That 3d render works looks soooooooo good.

The open mouthed faces on the shoulders work really nice and the interlocking insect style plating on the chest is good, starting to look like a cross breed nurgle tyranid xeno knight.


----------



## SwedeMarine (Jun 3, 2013)

This is quite interesting and will be followed.


----------



## zagmodell (Jul 25, 2013)

Thanks ! I`ll try to buld it as fast as i can and keep all the updates ! =)


----------



## Kreuger (Aug 30, 2010)

Working in Z-brush or mud box? 

Looks like a great start. I would encourage you to bulk out the waist. The wasp thin waists on knights and contemptors really weakens the design in my opinion. 

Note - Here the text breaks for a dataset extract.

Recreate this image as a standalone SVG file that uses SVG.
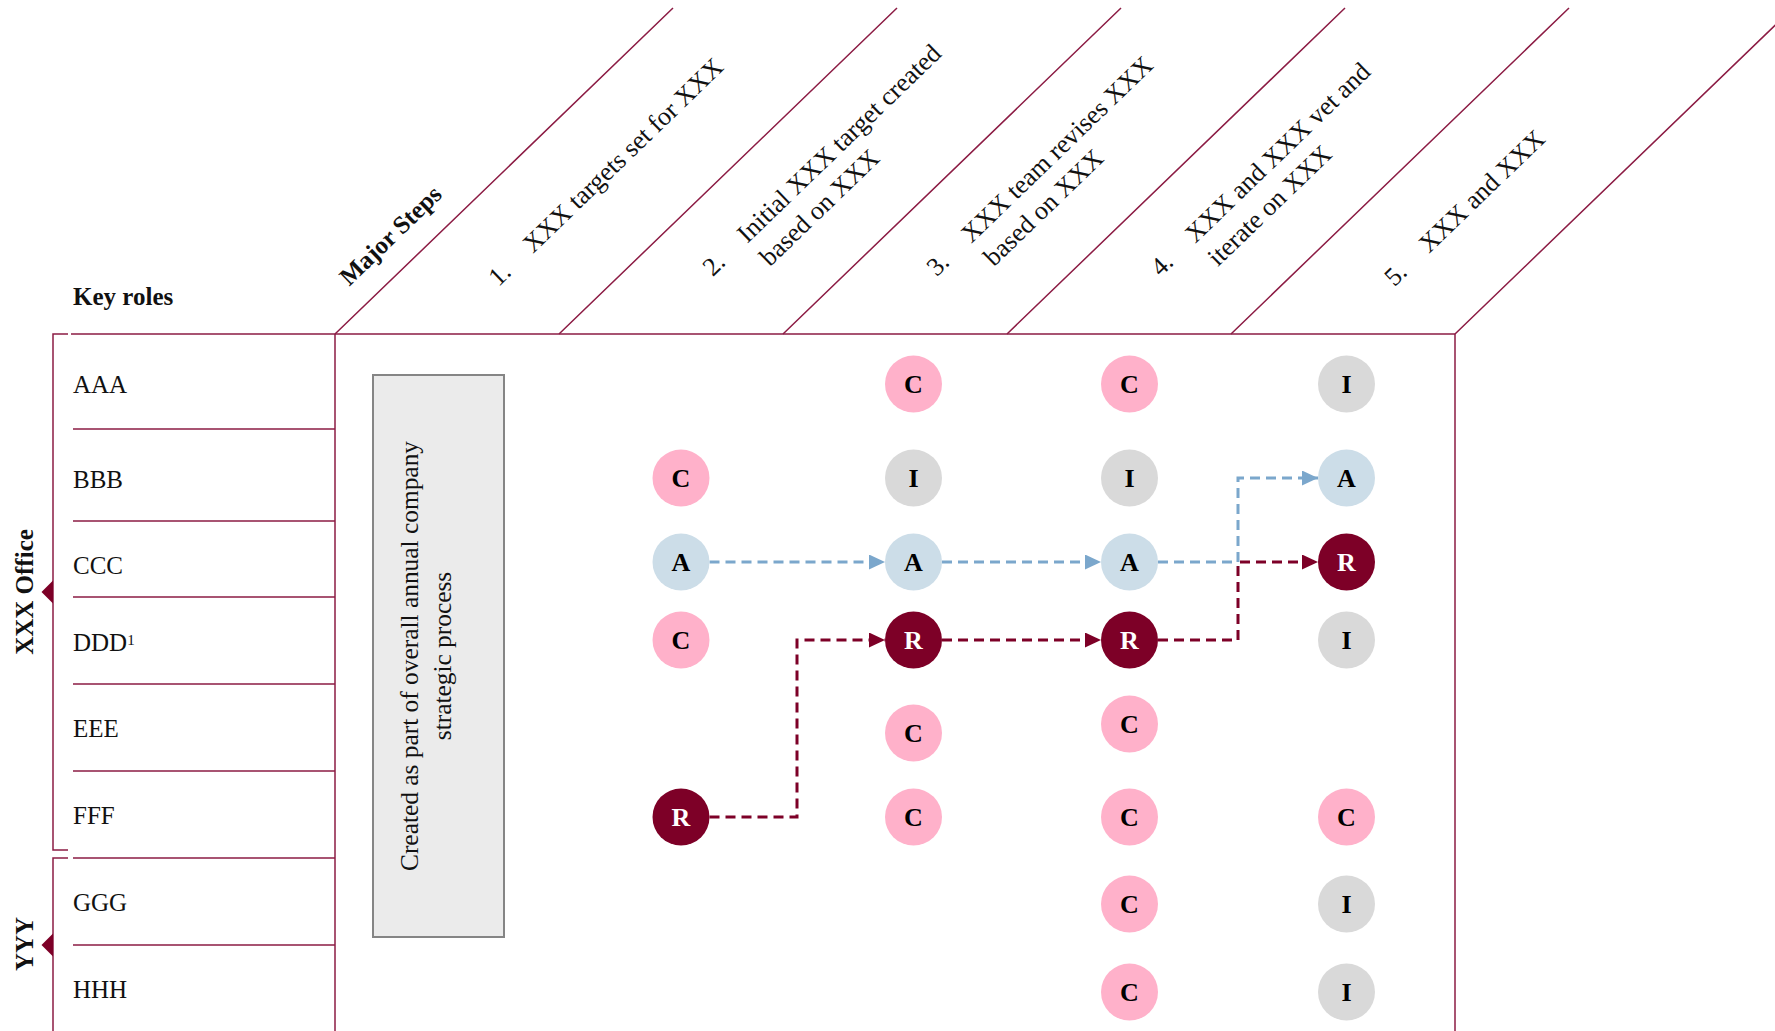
<svg xmlns="http://www.w3.org/2000/svg" width="1775" height="1031" viewBox="0 0 1775 1031">
<style>
.grid{stroke:#8C1C44;stroke-width:1.5;fill:none}
.role{font-family:"Liberation Serif",serif;font-size:25px;fill:#111}
.step{font-family:"Liberation Serif",serif;font-size:26px;fill:#111}
.hdr{font-family:"Liberation Serif",serif;font-size:25px;font-weight:bold;fill:#111}
.box{fill:#EBEBEB;stroke:#858585;stroke-width:2}
.boxt{font-family:"Liberation Serif",serif;font-size:25.4px;fill:#111;text-anchor:middle}
.lt{font-family:"Liberation Serif",serif;font-size:26px;font-weight:bold;text-anchor:middle}
.c{fill:#FFB1CA}.i{fill:#D9D9D9}.a{fill:#CCDDE8}.r{fill:#7D0027}
.dk{fill:#000}.wt{fill:#fff}
.bl{stroke:#7BA7CC;stroke-width:3;stroke-dasharray:10 6;fill:none}
.mr{stroke:#7D0027;stroke-width:3;stroke-dasharray:10 6;fill:none}
</style>
<defs>
<marker id="ab" markerUnits="userSpaceOnUse" markerWidth="16" markerHeight="15" refX="16" refY="7.5" orient="auto"><path d="M0,0 L16,7.5 L0,15 z" fill="#7BA7CC"/></marker>
<marker id="am" markerUnits="userSpaceOnUse" markerWidth="16" markerHeight="15" refX="16" refY="7.5" orient="auto"><path d="M0,0 L16,7.5 L0,15 z" fill="#7D0027"/></marker>
</defs>
<rect width="1775" height="1031" fill="#fff"/>

<g id="frame">
<path class="grid" d="M335,334 L673,8 M559,334 L897,8 M783,334 L1121,8 M1007,334 L1345,8 M1231,334 L1569,8 M1455,334 L1793,8"/>
<path class="grid" d="M71,334 H1455 M335,334 V1031 M1455,334 V1031"/>
<path class="grid" d="M73,429 H335 M73,521 H335 M73,597 H335 M73,684 H335 M73,771 H335 M73,858 H335 M73,945 H335"/>
</g>

<g id="group-xxx-office">
<path class="grid" d="M68,334 H53 V850 H68"/>
<path d="M41.5,592 L53,580.5 L53,603.5 z" fill="#7D0027"/>
<text class="hdr" text-anchor="middle" transform="translate(33,592) rotate(-90)">XXX Office</text>
</g>
<g id="group-yyy">
<path class="grid" d="M68,858 H53 V1040"/>
<path d="M41.5,945 L53,933.5 L53,956.5 z" fill="#7D0027"/>
<text class="hdr" text-anchor="middle" transform="translate(33,944) rotate(-90)">YYY</text>
</g>

<g id="header-key-roles"><text class="hdr" x="73" y="305">Key roles</text></g>
<g id="header-major-steps" transform="translate(335,334) rotate(-44)"><text class="hdr" x="43" y="-24">Major Steps</text></g>

<g id="step-1" transform="translate(335,334) rotate(-44)"><text class="step" x="150" y="80">1.</text><text class="step" x="198" y="80">XXX targets set for XXX</text></g>
<g id="step-2" transform="translate(559,334) rotate(-44)"><text class="step" x="150" y="66">2.</text><text class="step" x="198" y="66">Initial XXX target created</text><text class="step" x="198" y="98.5">based on XXX</text></g>
<g id="step-3" transform="translate(783,334) rotate(-44)"><text class="step" x="150" y="66">3.</text><text class="step" x="198" y="66">XXX team revises XXX</text><text class="step" x="198" y="98.5">based on XXX</text></g>
<g id="step-4" transform="translate(1007,334) rotate(-44)"><text class="step" x="150" y="66">4.</text><text class="step" x="198" y="66">XXX and XXX vet and</text><text class="step" x="198" y="98.5">iterate on XXX</text></g>
<g id="step-5" transform="translate(1231,334) rotate(-44)"><text class="step" x="150" y="80">5.</text><text class="step" x="198" y="80">XXX and XXX</text></g>

<g id="role-aaa"><text class="role" x="73" y="393">AAA</text></g>
<g id="role-bbb"><text class="role" x="73" y="488">BBB</text></g>
<g id="role-ccc"><text class="role" x="73" y="574">CCC</text></g>
<g id="role-ddd"><text class="role" x="73" y="651">DDD<tspan font-size="15" dy="-6">1</tspan></text></g>
<g id="role-eee"><text class="role" x="73" y="737">EEE</text></g>
<g id="role-fff"><text class="role" x="73" y="824">FFF</text></g>
<g id="role-ggg"><text class="role" x="73" y="911">GGG</text></g>
<g id="role-hhh"><text class="role" x="73" y="998">HHH</text></g>

<g id="step1-note">
<rect class="box" x="373" y="375" width="131" height="562"/>
<g transform="translate(418,656) rotate(-90)"><text class="boxt" x="0" y="0">Created as part of overall annual company</text><text class="boxt" x="0" y="33">strategic process</text></g>
</g>

<g id="connectors">
<path class="bl" d="M709.5,562 H885" marker-end="url(#ab)"/>
<path class="bl" d="M942,562 H1101" marker-end="url(#ab)"/>
<path class="bl" d="M1158,562 H1238 V478 H1318" marker-end="url(#ab)"/>
<path class="mr" d="M709.5,817 H797 V640 H885" marker-end="url(#am)"/>
<path class="mr" d="M942,640 H1101" marker-end="url(#am)"/>
<path class="mr" d="M1158,640 H1238 V562 H1318" marker-end="url(#am)"/>
</g>

<g id="n-aaa-2"><circle class="c" cx="913.5" cy="384" r="28.5"/><text class="lt dk" x="913.5" y="393">C</text></g>
<g id="n-aaa-3"><circle class="c" cx="1129.5" cy="384" r="28.5"/><text class="lt dk" x="1129.5" y="393">C</text></g>
<g id="n-aaa-4"><circle class="i" cx="1346.5" cy="384" r="28.5"/><text class="lt dk" x="1346.5" y="393">I</text></g>

<g id="n-bbb-1"><circle class="c" cx="681" cy="478" r="28.5"/><text class="lt dk" x="681" y="487">C</text></g>
<g id="n-bbb-2"><circle class="i" cx="913.5" cy="478" r="28.5"/><text class="lt dk" x="913.5" y="487">I</text></g>
<g id="n-bbb-3"><circle class="i" cx="1129.5" cy="478" r="28.5"/><text class="lt dk" x="1129.5" y="487">I</text></g>
<g id="n-bbb-4"><circle class="a" cx="1346.5" cy="478" r="28.5"/><text class="lt dk" x="1346.5" y="487">A</text></g>

<g id="n-ccc-1"><circle class="a" cx="681" cy="562" r="28.5"/><text class="lt dk" x="681" y="571">A</text></g>
<g id="n-ccc-2"><circle class="a" cx="913.5" cy="562" r="28.5"/><text class="lt dk" x="913.5" y="571">A</text></g>
<g id="n-ccc-3"><circle class="a" cx="1129.5" cy="562" r="28.5"/><text class="lt dk" x="1129.5" y="571">A</text></g>
<g id="n-ccc-4"><circle class="r" cx="1346.5" cy="562" r="28.5"/><text class="lt wt" x="1346.5" y="571">R</text></g>

<g id="n-ddd-1"><circle class="c" cx="681" cy="640" r="28.5"/><text class="lt dk" x="681" y="649">C</text></g>
<g id="n-ddd-2"><circle class="r" cx="913.5" cy="640" r="28.5"/><text class="lt wt" x="913.5" y="649">R</text></g>
<g id="n-ddd-3"><circle class="r" cx="1129.5" cy="640" r="28.5"/><text class="lt wt" x="1129.5" y="649">R</text></g>
<g id="n-ddd-4"><circle class="i" cx="1346.5" cy="640" r="28.5"/><text class="lt dk" x="1346.5" y="649">I</text></g>

<g id="n-eee-2"><circle class="c" cx="913.5" cy="733" r="28.5"/><text class="lt dk" x="913.5" y="742">C</text></g>
<g id="n-eee-3"><circle class="c" cx="1129.5" cy="724" r="28.5"/><text class="lt dk" x="1129.5" y="733">C</text></g>

<g id="n-fff-1"><circle class="r" cx="681" cy="817" r="28.5"/><text class="lt wt" x="681" y="826">R</text></g>
<g id="n-fff-2"><circle class="c" cx="913.5" cy="817" r="28.5"/><text class="lt dk" x="913.5" y="826">C</text></g>
<g id="n-fff-3"><circle class="c" cx="1129.5" cy="817" r="28.5"/><text class="lt dk" x="1129.5" y="826">C</text></g>
<g id="n-fff-4"><circle class="c" cx="1346.5" cy="817" r="28.5"/><text class="lt dk" x="1346.5" y="826">C</text></g>

<g id="n-ggg-3"><circle class="c" cx="1129.5" cy="904" r="28.5"/><text class="lt dk" x="1129.5" y="913">C</text></g>
<g id="n-ggg-4"><circle class="i" cx="1346.5" cy="904" r="28.5"/><text class="lt dk" x="1346.5" y="913">I</text></g>

<g id="n-hhh-3"><circle class="c" cx="1129.5" cy="992" r="28.5"/><text class="lt dk" x="1129.5" y="1001">C</text></g>
<g id="n-hhh-4"><circle class="i" cx="1346.5" cy="992" r="28.5"/><text class="lt dk" x="1346.5" y="1001">I</text></g>
</svg>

I think bulking the waist up and adding some of the same sort of cylindrical struts you have in the arms would be brilliant, and help to show how this massive load bearing joint is actuated. 

Best of luck!


----------



## zagmodell (Jul 25, 2013)

Thanks, i thought about the waist. Though it looks more esthetic, the model might not berry the weight =) I use zbrush for most of things.


----------



## venomlust (Feb 9, 2010)

Wow, sweet! Are you going to 3D print it, or something?

*edit*

Oops that was your first line. :grin:


----------